§ THE PROBLEM: Can you write out all the lines word for word, with no pictures?

§ RECORDED DATA:
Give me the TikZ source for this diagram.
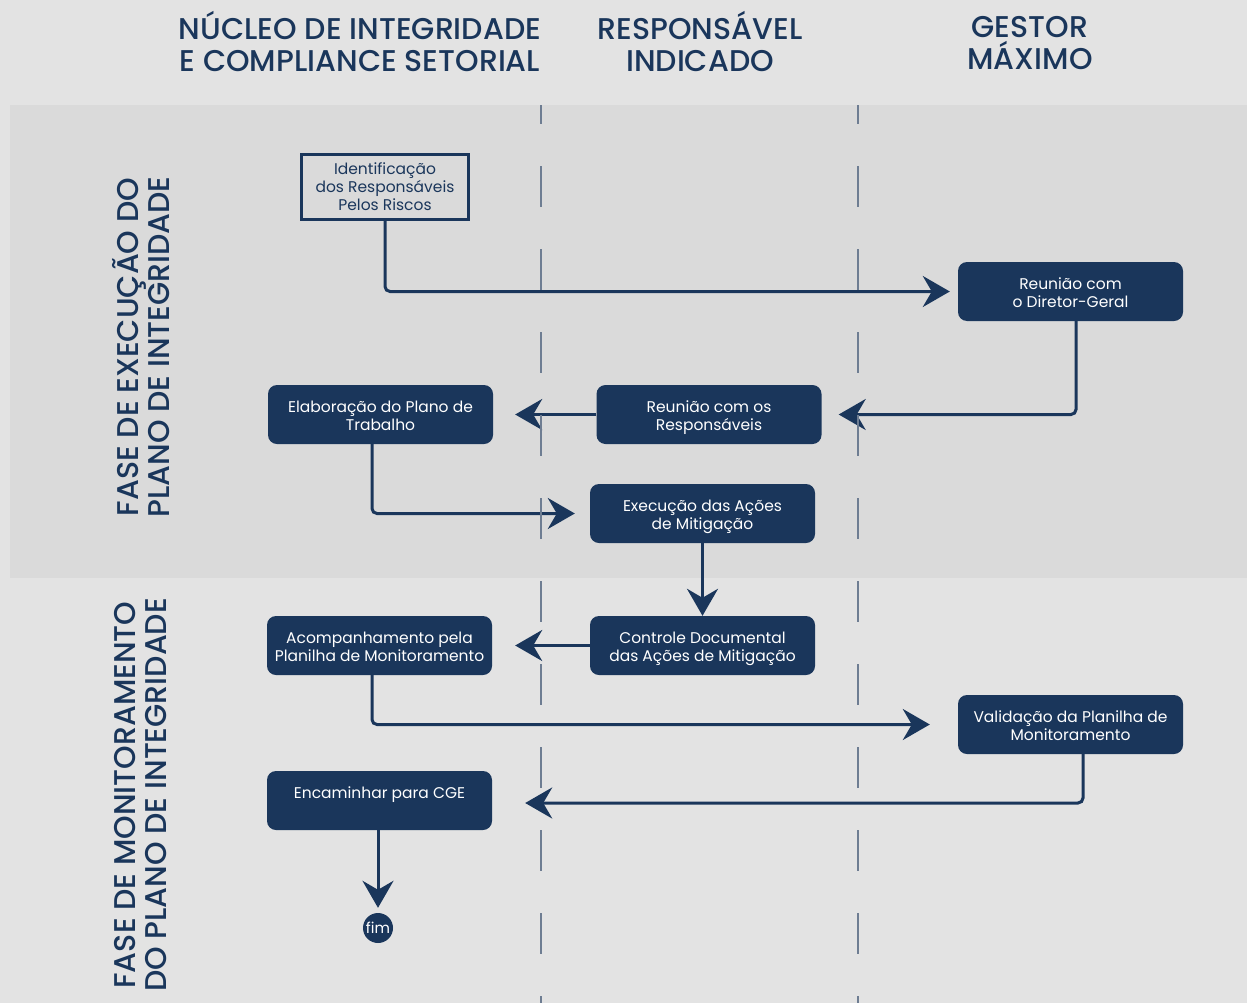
\documentclass[tikz,border=0pt]{standalone}
\usepackage{fontspec}
\setmainfont{Poppins}
\newfontfamily\headfont{Poppins Medium}
\usetikzlibrary{arrows.meta}
\definecolor{navy}{HTML}{1A365B}
\definecolor{pagegray}{HTML}{E3E3E3}
\definecolor{bandgray}{HTML}{DADADA}
\definecolor{lanegray}{HTML}{6E7D92}
% text of a step, set a little lower in its box
\newcommand\steptext[1]{\raisebox{-3pt}[\height][\depth]{\begin{tabular}{@{}c@{}}#1\end{tabular}}}
\tikzset{
  task/.style={fill=navy, text=white, rounded corners=9pt, minimum width=225pt, minimum height=59pt, inner sep=0pt, font=\fontsize{15.5}{18}\selectfont},
  flow/.style={draw=navy, line width=3pt, rounded corners=5pt, -{Stealth[length=27pt,width=31pt,inset=9pt]}},
  head/.style={text=navy, align=center, font=\headfont\fontsize{30}{32}\selectfont},
}
\begin{document}
\begin{tikzpicture}[x=1pt,y=-1pt]
\fill[pagegray] (0,0) rectangle (1247,1003);
\fill[bandgray] (10,105) rectangle (1247,578);
% lanes and phases
\node[head] (hnucleo) at (360,41) {NÚCLEO DE INTEGRIDADE\\E COMPLIANCE SETORIAL};
\node[head] (hresp) at (700,41) {RESPONSÁVEL\\INDICADO};
\node[head] (hgestor) at (1030,43) {GESTOR\\MÁXIMO};
\node[head, rotate=90, font=\headfont\fontsize{30}{31}\selectfont] (fexec) at (141,347) {FASE DE EXECUÇÃO DO\\PLANO DE INTEGRIDADE};
\node[head, rotate=90, font=\headfont\fontsize{30}{31}\selectfont] (fmonit) at (141,795) {FASE DE MONITORAMENTO\\DO PLANO DE INTEGRIDADE};
% steps
\node[draw=navy, line width=3pt, text=navy, minimum width=167pt, minimum height=65pt, align=center, inner sep=0pt, font=\fontsize{15.5}{18}\selectfont] (ident) at (385,187) {Identificação\\dos Responsáveis\\Pelos Riscos};
\node[task] (diretor) at (1070.5,291.5) {\steptext{Reunião com\\o Diretor-Geral}};
\node[task] (reuniao) at (709,414.5) {\steptext{Reunião com os\\Responsáveis}};
\node[task] (elab) at (380.5,414.5) {\steptext{Elaboração do Plano de\\Trabalho}};
\node[task] (exec) at (702.5,513.5) {\steptext{Execução das Ações\\de Mitigação}};
\node[task] (controle) at (702.5,645.5) {\steptext{Controle Documental\\das Ações de Mitigação}};
\node[task] (acomp) at (379.5,645.5) {\steptext{Acompanhamento pela\\Planilha de Monitoramento}};
\node[task] (valid) at (1070.5,724.5) {\steptext{Validação da Planilha de\\Monitoramento}};
\node[task] (encam) at (379.5,800.5) {\steptext{Encaminhar para CGE\\~}};
\node[circle, fill=navy, text=white, minimum size=30pt, inner sep=0pt, font=\fontsize{15}{16}\selectfont] (fim) at (378,928) {fim};
% connectors
\draw[flow, shorten >=8pt] (ident.south) |- (diretor.west);
\draw[flow, shorten >=17pt] ([xshift=5.5pt]diretor.south) |- (reuniao.east);
\draw[flow, shorten >=22pt] (reuniao.west) -- (elab.east);
\draw[flow, shorten >=15pt] ([xshift=-8.5pt]elab.south) |- (exec.west);
\draw[flow] (exec.south) -- (controle.north);
\draw[flow, shorten >=23pt] (controle.west) -- (acomp.east);
\draw[flow, shorten >=28pt] ([xshift=-7.5pt]acomp.south) |- (valid.west);
\draw[flow, shorten >=33pt] ([xshift=12.5pt]valid.south) |- ([yshift=-2.5pt]encam.east);
\draw[flow, shorten >=5pt] (encam.south -| fim.north) -- (fim.north);
% lane separators
\foreach \lx in {541,858}
  \draw[lanegray, line width=1.6pt, dash pattern=on 41pt off 42pt, dash phase=22pt] (\lx,105) -- (\lx,1003);
\end{tikzpicture}
\end{document}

§ EXERCISE ANSWER:
Give me the TikZ source for this diagram.
\documentclass[tikz,border=0pt]{standalone}
\usepackage{fontspec}
\setmainfont{Poppins}
\newfontfamily\headfont{Poppins Medium}
\usetikzlibrary{arrows.meta}
\definecolor{navy}{HTML}{1A365B}
\definecolor{pagegray}{HTML}{E3E3E3}
\definecolor{bandgray}{HTML}{DADADA}
\definecolor{lanegray}{HTML}{6E7D92}
% text of a step, set a little lower in its box
\newcommand\steptext[1]{\raisebox{-3pt}[\height][\depth]{\begin{tabular}{@{}c@{}}#1\end{tabular}}}
\tikzset{
  task/.style={fill=navy, text=white, rounded corners=9pt, minimum width=225pt, minimum height=59pt, inner sep=0pt, font=\fontsize{15.5}{18}\selectfont},
  flow/.style={draw=navy, line width=3pt, rounded corners=5pt, -{Stealth[length=27pt,width=31pt,inset=9pt]}},
  head/.style={text=navy, align=center, font=\headfont\fontsize{30}{32}\selectfont},
}
\begin{document}
\begin{tikzpicture}[x=1pt,y=-1pt]
\fill[pagegray] (0,0) rectangle (1247,1003);
\fill[bandgray] (10,105) rectangle (1247,578);
% lanes and phases
\node[head] (hnucleo) at (360,41) {NÚCLEO DE INTEGRIDADE\\E COMPLIANCE SETORIAL};
\node[head] (hresp) at (700,41) {RESPONSÁVEL\\INDICADO};
\node[head] (hgestor) at (1030,43) {GESTOR\\MÁXIMO};
\node[head, rotate=90, font=\headfont\fontsize{30}{31}\selectfont] (fexec) at (141,347) {FASE DE EXECUÇÃO DO\\PLANO DE INTEGRIDADE};
\node[head, rotate=90, font=\headfont\fontsize{30}{31}\selectfont] (fmonit) at (141,795) {FASE DE MONITORAMENTO\\DO PLANO DE INTEGRIDADE};
% steps
\node[draw=navy, line width=3pt, text=navy, minimum width=167pt, minimum height=65pt, align=center, inner sep=0pt, font=\fontsize{15.5}{18}\selectfont] (ident) at (385,187) {Identificação\\dos Responsáveis\\Pelos Riscos};
\node[task] (diretor) at (1070.5,291.5) {\steptext{Reunião com\\o Diretor-Geral}};
\node[task] (reuniao) at (709,414.5) {\steptext{Reunião com os\\Responsáveis}};
\node[task] (elab) at (380.5,414.5) {\steptext{Elaboração do Plano de\\Trabalho}};
\node[task] (exec) at (702.5,513.5) {\steptext{Execução das Ações\\de Mitigação}};
\node[task] (controle) at (702.5,645.5) {\steptext{Controle Documental\\das Ações de Mitigação}};
\node[task] (acomp) at (379.5,645.5) {\steptext{Acompanhamento pela\\Planilha de Monitoramento}};
\node[task] (valid) at (1070.5,724.5) {\steptext{Validação da Planilha de\\Monitoramento}};
\node[task] (encam) at (379.5,800.5) {\steptext{Encaminhar para CGE\\~}};
\node[circle, fill=navy, text=white, minimum size=30pt, inner sep=0pt, font=\fontsize{15}{16}\selectfont] (fim) at (378,928) {fim};
% connectors
\draw[flow, shorten >=8pt] (ident.south) |- (diretor.west);
\draw[flow, shorten >=17pt] ([xshift=5.5pt]diretor.south) |- (reuniao.east);
\draw[flow, shorten >=22pt] (reuniao.west) -- (elab.east);
\draw[flow, shorten >=15pt] ([xshift=-8.5pt]elab.south) |- (exec.west);
\draw[flow] (exec.south) -- (controle.north);
\draw[flow, shorten >=23pt] (controle.west) -- (acomp.east);
\draw[flow, shorten >=28pt] ([xshift=-7.5pt]acomp.south) |- (valid.west);
\draw[flow, shorten >=33pt] ([xshift=12.5pt]valid.south) |- ([yshift=-2.5pt]encam.east);
\draw[flow, shorten >=5pt] (encam.south -| fim.north) -- (fim.north);
% lane separators
\foreach \lx in {541,858}
  \draw[lanegray, line width=1.6pt, dash pattern=on 41pt off 42pt, dash phase=22pt] (\lx,105) -- (\lx,1003);
\end{tikzpicture}
\end{document}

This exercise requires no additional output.